The next step is to mark each of the triangles, front and back, as to which flexagon side they belong to.  By doing this, it will be easy to fold and complete the hexaflexagon.  The numbers for the top view of the frieze are given by the first row of the table starting from the initial triangle that we started with in creating the frieze pattern.  In the diagram below, that is the yellow #1.  Procede to number the tirangles in the same order they were layed out in the R and L mapping.  Note the three repetitions of the table pattern in the below diagram by the three different colors for the number sequence.  The reverse side of the frieze will be numbered by using the second row of the table we created.  Again the numbering follows the placement of the triangles as they were constructed.  (the back side will be numbered clockwise and front side counter clockwise). See below how this looks. This flexagon is now ready to be cut out and folded!  When folding, match pairs of numbers.  For example, fold the three pairs of 4's together, then the 2's, etc. until the front and back face of the hexaflexagon have the same numbers on their faces.  Tape the last two triangles together and flex!
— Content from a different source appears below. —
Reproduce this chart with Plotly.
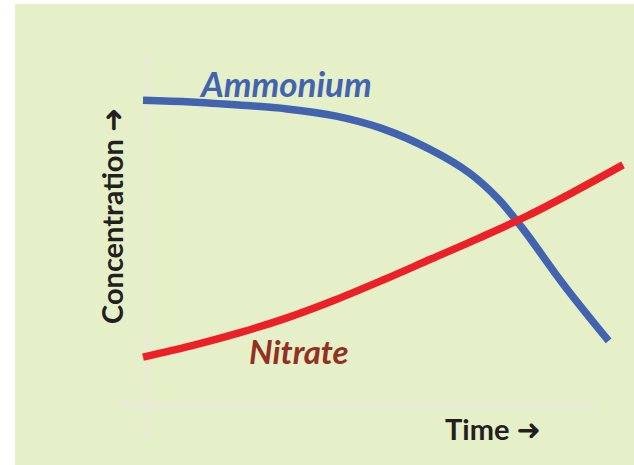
import plotly.graph_objects as go

# Data (arbitrary units: time 0-10, concentration)
time_ammonium = [0, 1, 2, 3, 4, 5, 6, 6.8, 7.4, 7.9, 8.8, 9.7]
ammonium = [8.71, 8.66, 8.57, 8.46, 8.26, 7.89, 7.29, 6.63, 5.89, 5.06, 3.37, 1.83]
time_nitrate = [0, 1, 2, 3, 4, 5, 6, 7, 8, 9, 10]
nitrate = [1.37, 1.69, 2.06, 2.49, 3.0, 3.57, 4.17, 4.77, 5.4, 6.11, 6.86]

W, H = 634, 465
ML, MT = 15, 4
# pixel <-> data mapping helpers for layout placement
X0PX, XS = 143, 48.0
Y0PX, YS = 405, 35.0
def dx(px):
    return (px - X0PX) / XS
def dy(py):
    return (Y0PX - py) / YS

fig = go.Figure()
fig.add_trace(go.Scatter(x=time_ammonium, y=ammonium, mode="lines",
                         line=dict(color="#4263AF", width=7.5, shape="spline"),
                         hoverinfo="skip", showlegend=False))
fig.add_trace(go.Scatter(x=time_nitrate, y=nitrate, mode="lines",
                         line=dict(color="#EE2027", width=7.5, shape="spline"),
                         hoverinfo="skip", showlegend=False))

axis_col = "#ECE8DC"
fig.add_shape(type="line", x0=dx(148), x1=dx(148), y0=dy(52), y1=dy(437),
              line=dict(color=axis_col, width=3), layer="below")
fig.add_shape(type="line", x0=dx(116), x1=dx(595), y0=0, y1=0,
              line=dict(color=axis_col, width=3), layer="below")

arrow = '<span style="font-family:DejaVu Sans">➜</span>'
fig.add_annotation(x=dx(285), y=dy(83), text="<b><i>Ammonium</i></b>", showarrow=False,
                   font=dict(family="Lato", size=35, color="#4263AF"))
fig.add_annotation(x=dx(299), y=dy(351), text="<b><i>Nitrate</i></b>", showarrow=False,
                   font=dict(family="Lato", size=33, color="#943022"))
fig.add_annotation(x=dx(493), y=dy(429), text="<b>Time " + arrow + "</b>", showarrow=False,
                   font=dict(family="Lato", size=29, color="#231F20"))
fig.add_annotation(x=dx(112), y=dy(216), text="<b>Concentration " + arrow + "</b>",
                   showarrow=False, textangle=-90,
                   font=dict(family="Lato", size=29, color="#231F20"))

fig.update_layout(
    width=W, height=H,
    margin=dict(l=ML, r=0, t=MT, b=0),
    paper_bgcolor="white",
    plot_bgcolor="#E5EFC8",
    xaxis=dict(range=[dx(ML), dx(W)], visible=False, fixedrange=True),
    yaxis=dict(range=[dy(H), dy(MT)], visible=False, fixedrange=True),
)
fig.write_html("out.html", config={"displayModeBar": False},
               post_script="document.body.style.margin='0';document.body.style.overflow='hidden';")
There are a few more advanced topics if one wants to discover and create every variation.  It turns out that the flexagon map we built at the start of this article can twist and turn on itself.  So the map can be 3D for some flexagons.  This is also true for the friezes as well.  Many of the friezes for hexaflexagons of large numbers of sides will twist back and around on themselves.   An example of this is on the page for the 12 sided Zodiac flexagon model of this website.  Sometime I will write up an advanced hexagon creation article to cover these cases and a few other topics.